The Python epoch loop shepherds data and RNG. All heavy lifting happens inside the two jitted steps above. Practical guidance:

  • Keep array shapes/dtypes and the pytrees’ structures stable across calls.
  • Reuse the same optimizer instance; pass its state through the jitted code.
  • If you change t_train/t_eval between calls, expect a retrace (they are static).
# Experiment knobs
NUM_IMAGES_PER_CLASS = 5400
APPLY_SIGN_TRANSFORM = True
BATCH_SIZE = 16
EPOCHS = 5
T_TRAIN = 10  # clamped + free steps per batch
T_EVAL = 10  # inference steps multiplier (2*T_EVAL iterations)

# RNGs
master_key = jax.random.key(59)
master_key, data_key = jax.random.split(master_key)

# Data
data = MNISTData(
    key=data_key,
    batch_size=BATCH_SIZE,
    linear_projection=DIM_DATA,
    apply_sign_transform=APPLY_SIGN_TRANSFORM,
    num_images_per_class=NUM_IMAGES_PER_CLASS,
)
print(f"Dataset ready — x.shape={tuple(data.x.shape)}, y.shape={tuple(data.y.shape)}")

# Train & evaluate
for epoch in range(1, EPOCHS + 1):
    t0 = time.time()
    print(f"\n=== Epoch {epoch}/{EPOCHS} ===")

    # Training epoch
    for x_batch, y_batch in data:
        master_key, step_key = jax.random.split(master_key)
        orchestrator, master_key, opt_state = train_step(
            orchestrator,
            state,
            x_batch,
            y_batch,
            rng=step_key,
            opt_state=opt_state,
            optimizer=optimizer,  # static in the JIT sense; same instance every call
            t_train=T_TRAIN,
        )

    # Evaluation epoch (full test split)
    accs = []
    for x_b, y_b in data.iter_eval():
        master_key, step_key = jax.random.split(master_key)
        acc, master_key = eval_step(
            orchestrator,
            state,
            x_b.astype(jnp.float32),
            y_b.astype(jnp.float32),
            rng=step_key,
            t_eval=T_EVAL,
        )
        accs.append(acc)

    acc_epoch = float(jnp.mean(jnp.array(accs)))
    print(f"Eval Accuracy = {acc_epoch:.3f}  |  epoch time: {time.time() - t0:.2f}s")

9) One-line final report

This is just to have a single scalar you can grep from logs or compare across runs.

final_accs = []
for x_b, y_b in data.iter_eval():
    master_key, step_key = jax.random.split(master_key)
    acc, master_key = eval_step(
        orchestrator,
        state,
        x_b.astype(jnp.float32),
        y_b.astype(jnp.float32),
        rng=step_key,
        t_eval=T_EVAL,
    )
    final_accs.append(acc)

print("\n=== Final evaluation summary ===")
print(f"Accuracy = {float(jnp.mean(jnp.array(final_accs))):.3f}")

10) Recap & next steps

You just trained a recurrent, locally-plastic network on MNIST using darnax:

  • You declared topology with a LayerMap, not a layer stack.
  • A state of fixed buffers (input, hidden, output) was clamped and then relaxed to a fixed point by the orchestrator.
  • You updated parameters using local deltas (orchestrator.backward) funneled through Optax.
  • You JIT-compiled the outer loop only, using lax.scan for inner dynamics.

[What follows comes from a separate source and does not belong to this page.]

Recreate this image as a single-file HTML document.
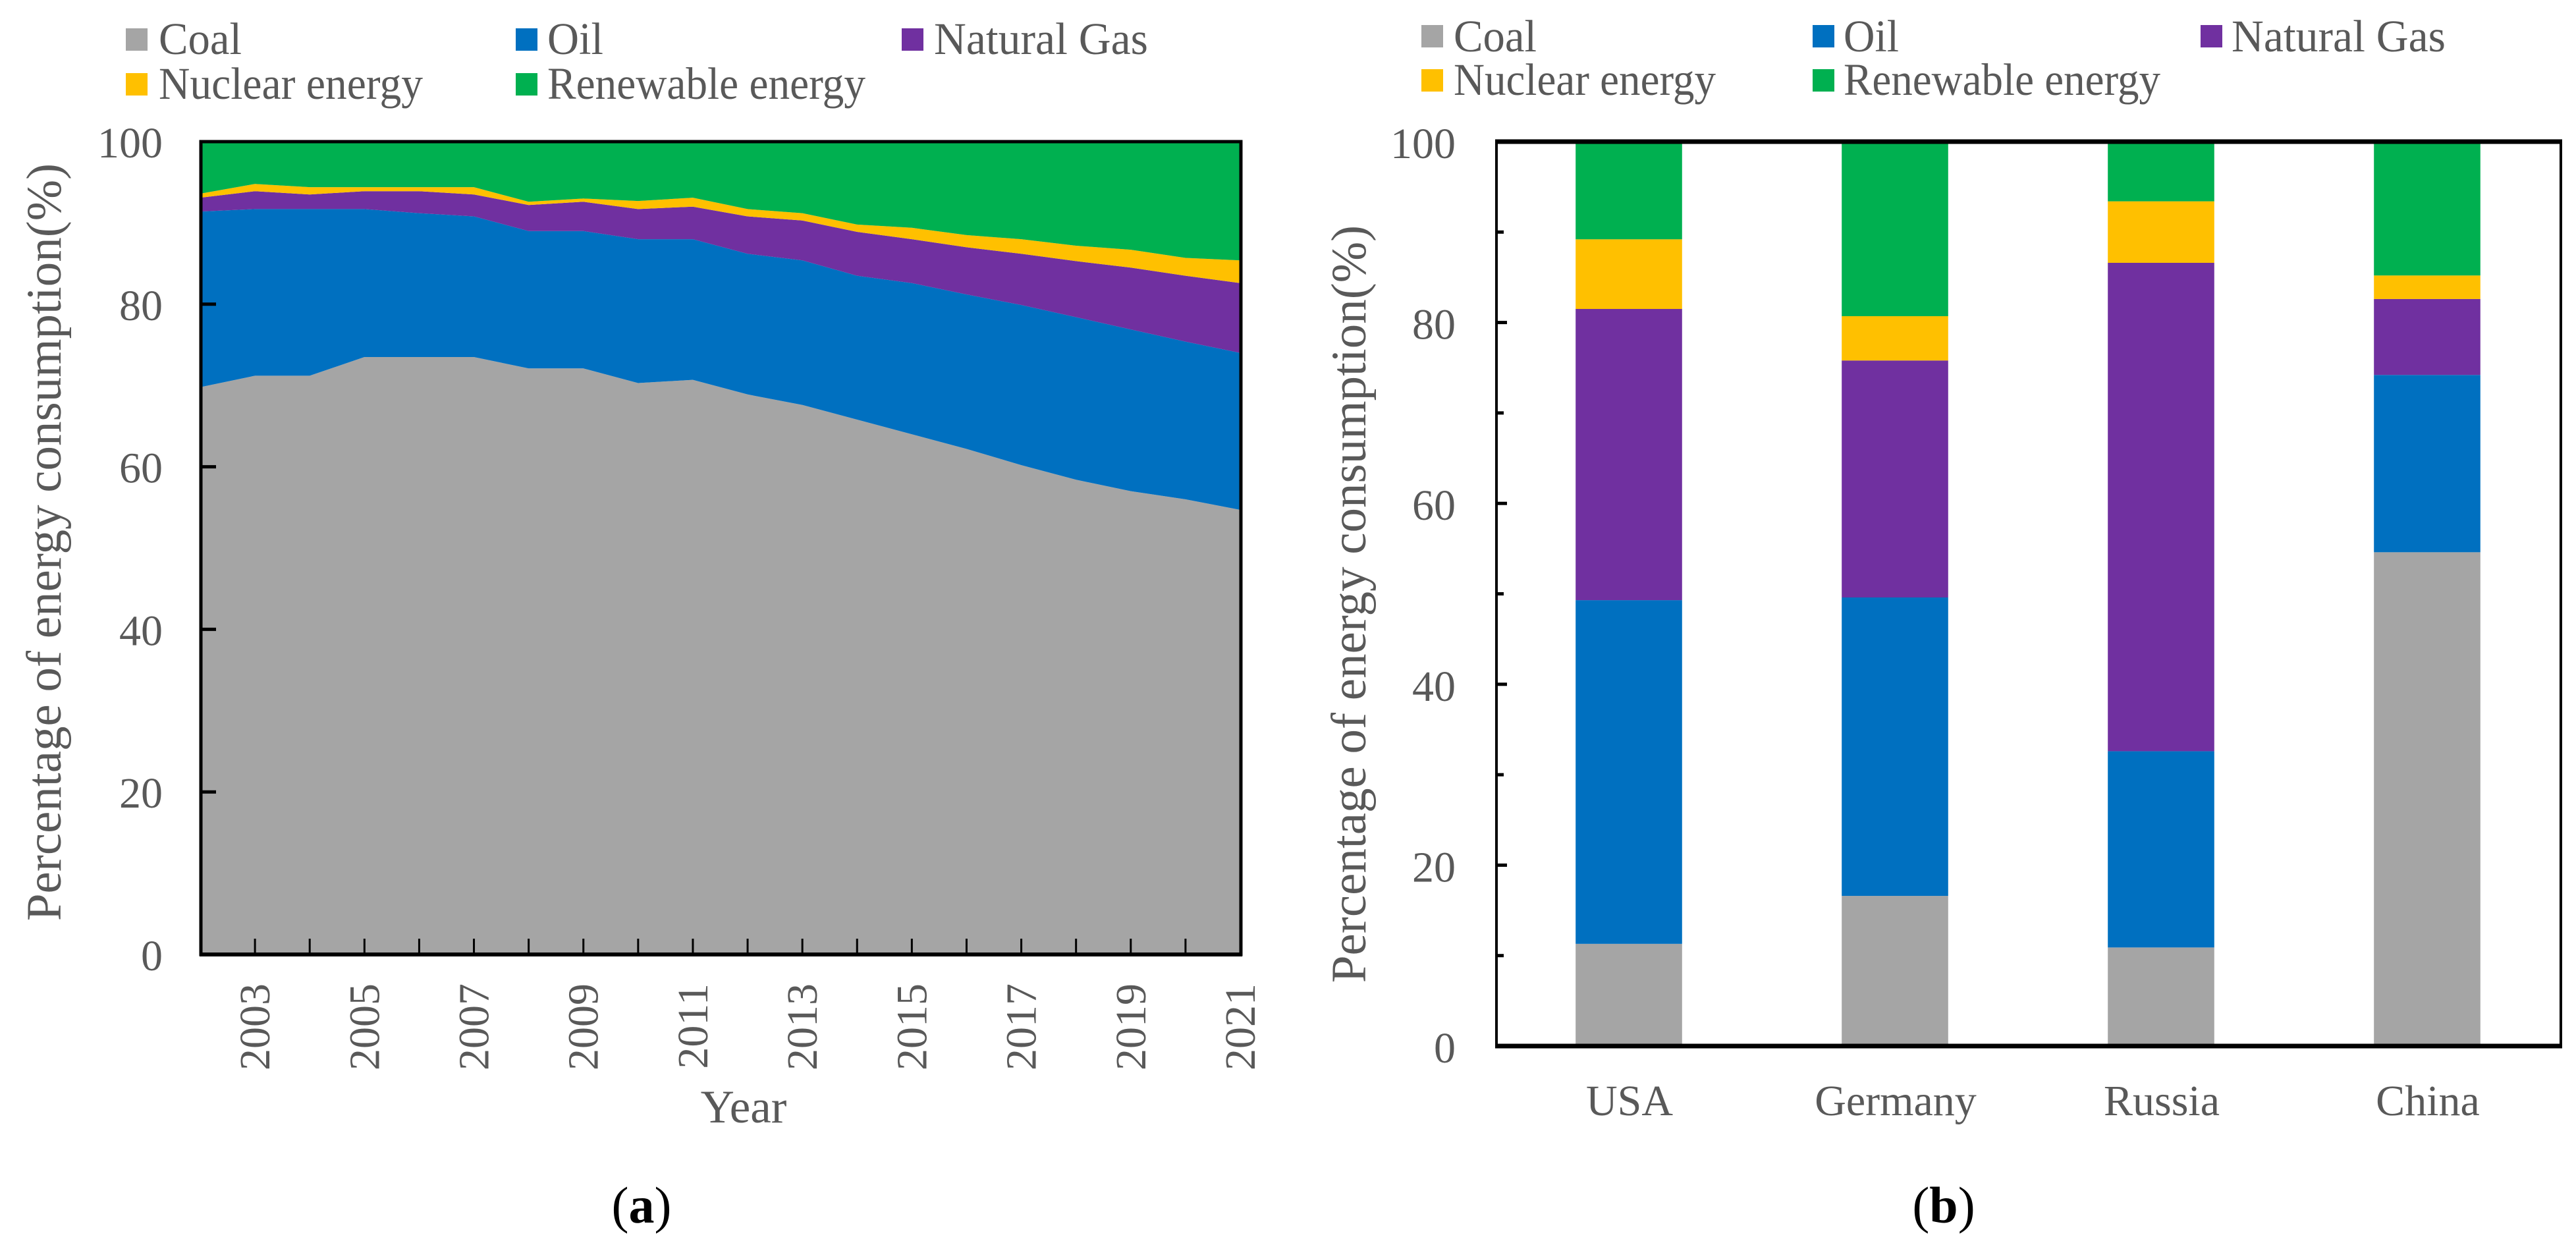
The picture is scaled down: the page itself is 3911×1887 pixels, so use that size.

If you’re serious about scaling this:

  • Parallel orchestrators: swap SequentialOrchestrator for a parallel flavor when your graphs grow (careful with data dependencies).
  • Topology as data: generate LayerMap programmatically (e.g., blocks, conv-like bands).
  • Per-block scalings: match initialization and LR magnitudes to each path’s fan-in/out.
  • Profiling: dump HLO for train_step/eval_step, sanity-check fusion and shape stability.

Don’t just accept the defaults—pressure-test the schedule and the rules. If a path doesn’t pull its weight (e.g., backward clamp too weak/strong), instrument it and fix it.